O ödül gecesi sırasında biz zaten stüdyoda, kayıt aşamasındaydık ve repertuara alacağımız Kürtçe eseri de seçmiştik. Dolayısıyla Ahmet'in orada yaptığı açıklama, magazin medyasına yapılan yeni bir albüm ve yeni bir repertuarın haberinden ibaretti. Bu çalışmanın içinde de bir "ilk" vardı ve o ilk de Kürtçe bir eseri yorumlayacağı haberiydi. Bu kadar olağan ve magazin basını açısından haber değeri taşıyan açıklamayı oradakilerin algılama biçimi de ortada! Ve cehalet ötesi! Hep "zavallı" buluyorum bunu ve her defasında da söylüyorum. "Kürtçe"ye karşı o zehirlenme hali çok acıklı tabi. O gece biz Türkiye'yi böldük, oradakiler de 10. Yıl Marşı söyleyerek birleştirdi. Bilinçaltı böyle olan bir topluluk "sanat" dediğimiz o en zengin ve en özgür alanda yer almışsa buna sadece üzülür insan. Biz de o geceden sonra onlar adına üzülmüştük. O Kürtçe eser okundu, Ahmet'ten sonra arşiv görüntüleriyle kurguladığım videosunu yaptım ve CD ile birlikte yayımladım. Tabi ülke hâlâ tek parça!

O gece Ahmet Kaya’ya linç girişiminde bulunan sanatçılardan sizden af dileyenler oldu mu?

"Sanatçı"? Ben o kavramı da "özür" kavramını da örselemek istemem. Bu soruya yanıtım budur.

Ahmet Kaya adına bir vakıf kurmayı düşünüyor musunuz? 
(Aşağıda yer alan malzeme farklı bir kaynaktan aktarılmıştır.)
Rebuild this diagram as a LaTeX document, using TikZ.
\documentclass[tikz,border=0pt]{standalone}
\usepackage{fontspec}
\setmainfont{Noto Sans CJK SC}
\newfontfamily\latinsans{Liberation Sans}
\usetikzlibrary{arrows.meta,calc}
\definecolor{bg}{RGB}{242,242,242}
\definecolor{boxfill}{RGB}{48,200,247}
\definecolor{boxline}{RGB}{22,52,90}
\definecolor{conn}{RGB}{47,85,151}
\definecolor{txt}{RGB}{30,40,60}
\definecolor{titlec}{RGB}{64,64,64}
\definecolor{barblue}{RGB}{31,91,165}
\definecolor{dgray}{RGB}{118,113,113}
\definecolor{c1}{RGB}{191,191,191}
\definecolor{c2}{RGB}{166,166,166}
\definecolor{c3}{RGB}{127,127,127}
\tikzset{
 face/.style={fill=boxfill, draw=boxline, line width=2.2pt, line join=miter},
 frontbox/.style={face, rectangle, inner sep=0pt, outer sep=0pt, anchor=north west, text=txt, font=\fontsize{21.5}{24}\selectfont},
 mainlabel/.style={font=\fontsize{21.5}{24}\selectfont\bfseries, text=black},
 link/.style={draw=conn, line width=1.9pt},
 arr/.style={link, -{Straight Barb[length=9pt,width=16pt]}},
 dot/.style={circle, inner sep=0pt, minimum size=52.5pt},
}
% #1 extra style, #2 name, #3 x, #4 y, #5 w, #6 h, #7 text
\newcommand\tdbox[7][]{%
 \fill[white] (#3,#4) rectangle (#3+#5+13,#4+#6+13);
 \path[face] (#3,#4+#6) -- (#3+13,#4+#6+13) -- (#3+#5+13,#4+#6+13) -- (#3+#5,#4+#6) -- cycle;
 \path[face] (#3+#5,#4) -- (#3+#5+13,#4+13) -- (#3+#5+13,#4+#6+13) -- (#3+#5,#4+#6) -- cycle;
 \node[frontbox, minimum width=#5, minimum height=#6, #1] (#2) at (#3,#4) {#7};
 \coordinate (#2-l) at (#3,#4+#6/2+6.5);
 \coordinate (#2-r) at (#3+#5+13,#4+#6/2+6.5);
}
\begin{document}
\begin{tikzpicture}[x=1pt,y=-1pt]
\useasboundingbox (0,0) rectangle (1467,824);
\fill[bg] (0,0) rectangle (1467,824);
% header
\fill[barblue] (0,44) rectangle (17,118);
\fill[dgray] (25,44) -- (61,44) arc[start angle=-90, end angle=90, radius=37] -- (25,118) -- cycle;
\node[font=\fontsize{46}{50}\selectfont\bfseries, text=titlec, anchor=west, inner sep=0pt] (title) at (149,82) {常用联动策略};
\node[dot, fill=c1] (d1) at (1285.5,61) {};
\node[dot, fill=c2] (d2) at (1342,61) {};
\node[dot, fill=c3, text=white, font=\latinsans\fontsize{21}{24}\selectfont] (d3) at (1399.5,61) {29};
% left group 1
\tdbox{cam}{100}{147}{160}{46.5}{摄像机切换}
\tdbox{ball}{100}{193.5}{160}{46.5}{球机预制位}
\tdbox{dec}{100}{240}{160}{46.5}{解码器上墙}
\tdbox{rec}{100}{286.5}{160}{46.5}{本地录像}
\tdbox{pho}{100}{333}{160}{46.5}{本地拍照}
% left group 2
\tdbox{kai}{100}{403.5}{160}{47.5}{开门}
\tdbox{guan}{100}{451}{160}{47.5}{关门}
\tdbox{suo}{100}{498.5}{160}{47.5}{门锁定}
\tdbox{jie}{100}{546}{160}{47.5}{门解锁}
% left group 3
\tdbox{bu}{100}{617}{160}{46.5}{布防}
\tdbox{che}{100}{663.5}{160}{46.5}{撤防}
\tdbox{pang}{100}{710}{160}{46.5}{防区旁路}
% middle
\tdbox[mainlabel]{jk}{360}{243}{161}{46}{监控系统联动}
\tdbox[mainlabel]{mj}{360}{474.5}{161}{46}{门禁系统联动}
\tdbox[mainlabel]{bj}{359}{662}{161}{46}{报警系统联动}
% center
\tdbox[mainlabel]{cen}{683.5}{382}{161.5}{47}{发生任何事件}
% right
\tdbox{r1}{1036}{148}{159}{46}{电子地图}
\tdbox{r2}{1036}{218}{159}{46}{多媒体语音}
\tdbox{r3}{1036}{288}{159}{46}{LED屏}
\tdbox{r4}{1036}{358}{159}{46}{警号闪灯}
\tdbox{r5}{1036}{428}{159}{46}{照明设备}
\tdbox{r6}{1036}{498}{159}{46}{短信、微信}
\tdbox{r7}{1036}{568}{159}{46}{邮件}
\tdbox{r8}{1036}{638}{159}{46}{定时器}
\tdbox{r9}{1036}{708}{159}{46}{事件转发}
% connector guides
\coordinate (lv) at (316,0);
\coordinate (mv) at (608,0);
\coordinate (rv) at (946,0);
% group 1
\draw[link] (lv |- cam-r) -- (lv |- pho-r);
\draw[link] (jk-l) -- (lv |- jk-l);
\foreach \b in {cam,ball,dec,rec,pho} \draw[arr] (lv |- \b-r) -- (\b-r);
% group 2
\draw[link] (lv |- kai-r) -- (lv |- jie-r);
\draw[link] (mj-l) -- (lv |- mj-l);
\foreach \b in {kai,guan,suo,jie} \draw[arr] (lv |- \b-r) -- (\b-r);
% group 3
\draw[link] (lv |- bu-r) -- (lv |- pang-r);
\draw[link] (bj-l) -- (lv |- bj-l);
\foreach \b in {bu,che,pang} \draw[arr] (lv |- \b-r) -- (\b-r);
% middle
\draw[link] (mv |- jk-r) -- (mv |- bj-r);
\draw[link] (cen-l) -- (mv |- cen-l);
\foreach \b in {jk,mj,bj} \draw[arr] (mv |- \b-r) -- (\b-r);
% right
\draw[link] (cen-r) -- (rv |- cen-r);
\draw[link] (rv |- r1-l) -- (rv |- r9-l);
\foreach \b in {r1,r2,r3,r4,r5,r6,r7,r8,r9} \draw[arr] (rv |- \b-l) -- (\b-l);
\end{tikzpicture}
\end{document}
Bunu yapmayı elbette istedim ama maalesef olamadı. Vakıf kurmak, bir tabela asmaktan ibaret değil tabi, ona içerik ve değer katmak önemli. İşlevsel kılabilmek için gerekli insan kaynağını ve bütçeyi bulmak son derece zor. İsterdim ki müzik yeteneği olan gençlerin eğitimi için Ahmet Kaya adına eğitim bursu verebileyim, farklı kültürel çalışmalar yapabileyim ama şimdilik olamıyor maalesef... Ahmet Kaya eserlerini ve ona yapılanları hayatın gündeminde tutmaya devam etmeye çalışıyorum. Eserler, yaratıcısını geleceğe taşıyacaktır elbette, ben de yaşadığım ve sağlıklı olduğum sürece bunun taşıyıcısı olmaya çalışacağım. 

Daha önce de size teklif gelmişti, siyasete girmeyi düşünüyor musunuz?
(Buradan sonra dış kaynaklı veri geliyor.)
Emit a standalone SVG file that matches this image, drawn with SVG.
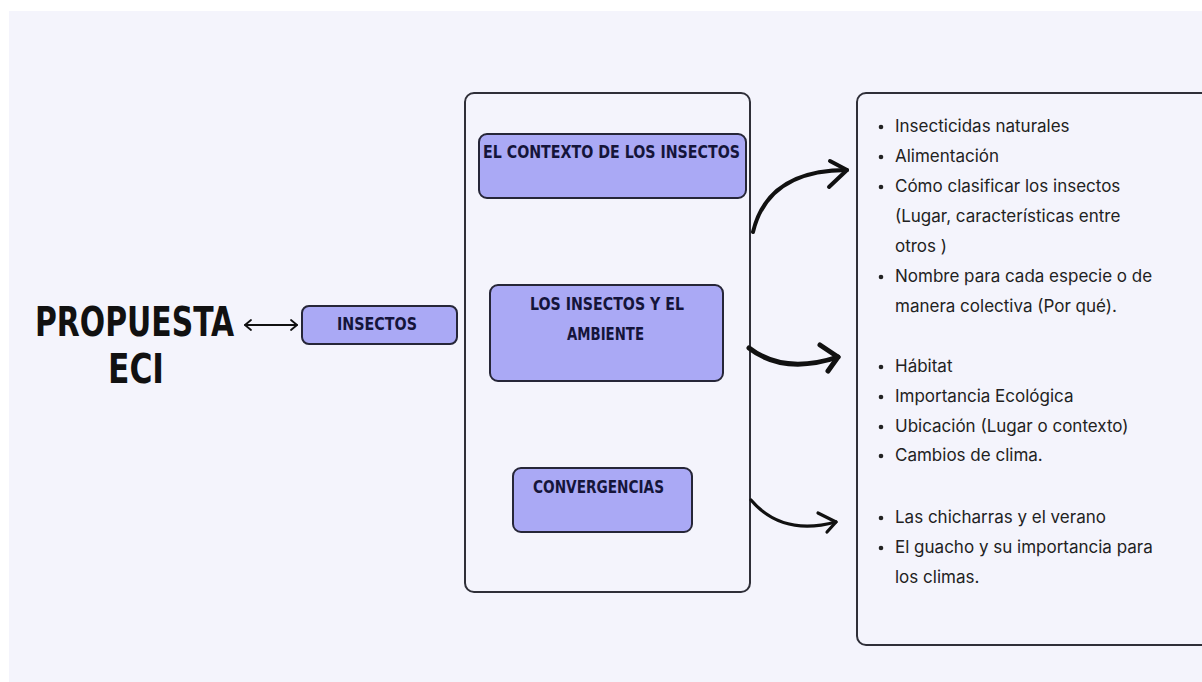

Hayatın içinde siyaset vardır zaten ve her alanda da yapılabilir, bunun için meclise girmek gerekmiyor. Ben politik bir insanım ve inandıklarımı her şekilde savunmayı sürdürüyorum. Bu bir varoluş biçimi. Farkındalıkla yaşayan insanlar zaten hayatı sadece seyretmezler ve müdahil olurlar. Benim için de sokak bir mücadele alanı zaten.

Bazı çevrelerde Kürtlere, kadınlara yönelik projeler ve sosyal aktivitelerde yer almadığınız konusunda size yönelik eleştiriler var. Bu eleştirilere cevabınız ne olur?  

Muğlak bir soru oldu bu. Bana ulaşan bir eleştiri olmadığı için, gıyabımda yapılanın da doğal olarak bir değeri olmaz. Eleştiri dediğiniz mekanizmanın bir işlevinin olabilmesi için doğrudan muhatabına iletilmesi gerekir. Oysa ben bundan bihaberim. Kendimi 63 yaşında bir aktivist olarak görüyor ve enerjimi inandığım ve değerli bulduğum tüm alanlarda kullanmaya çalışıyorum.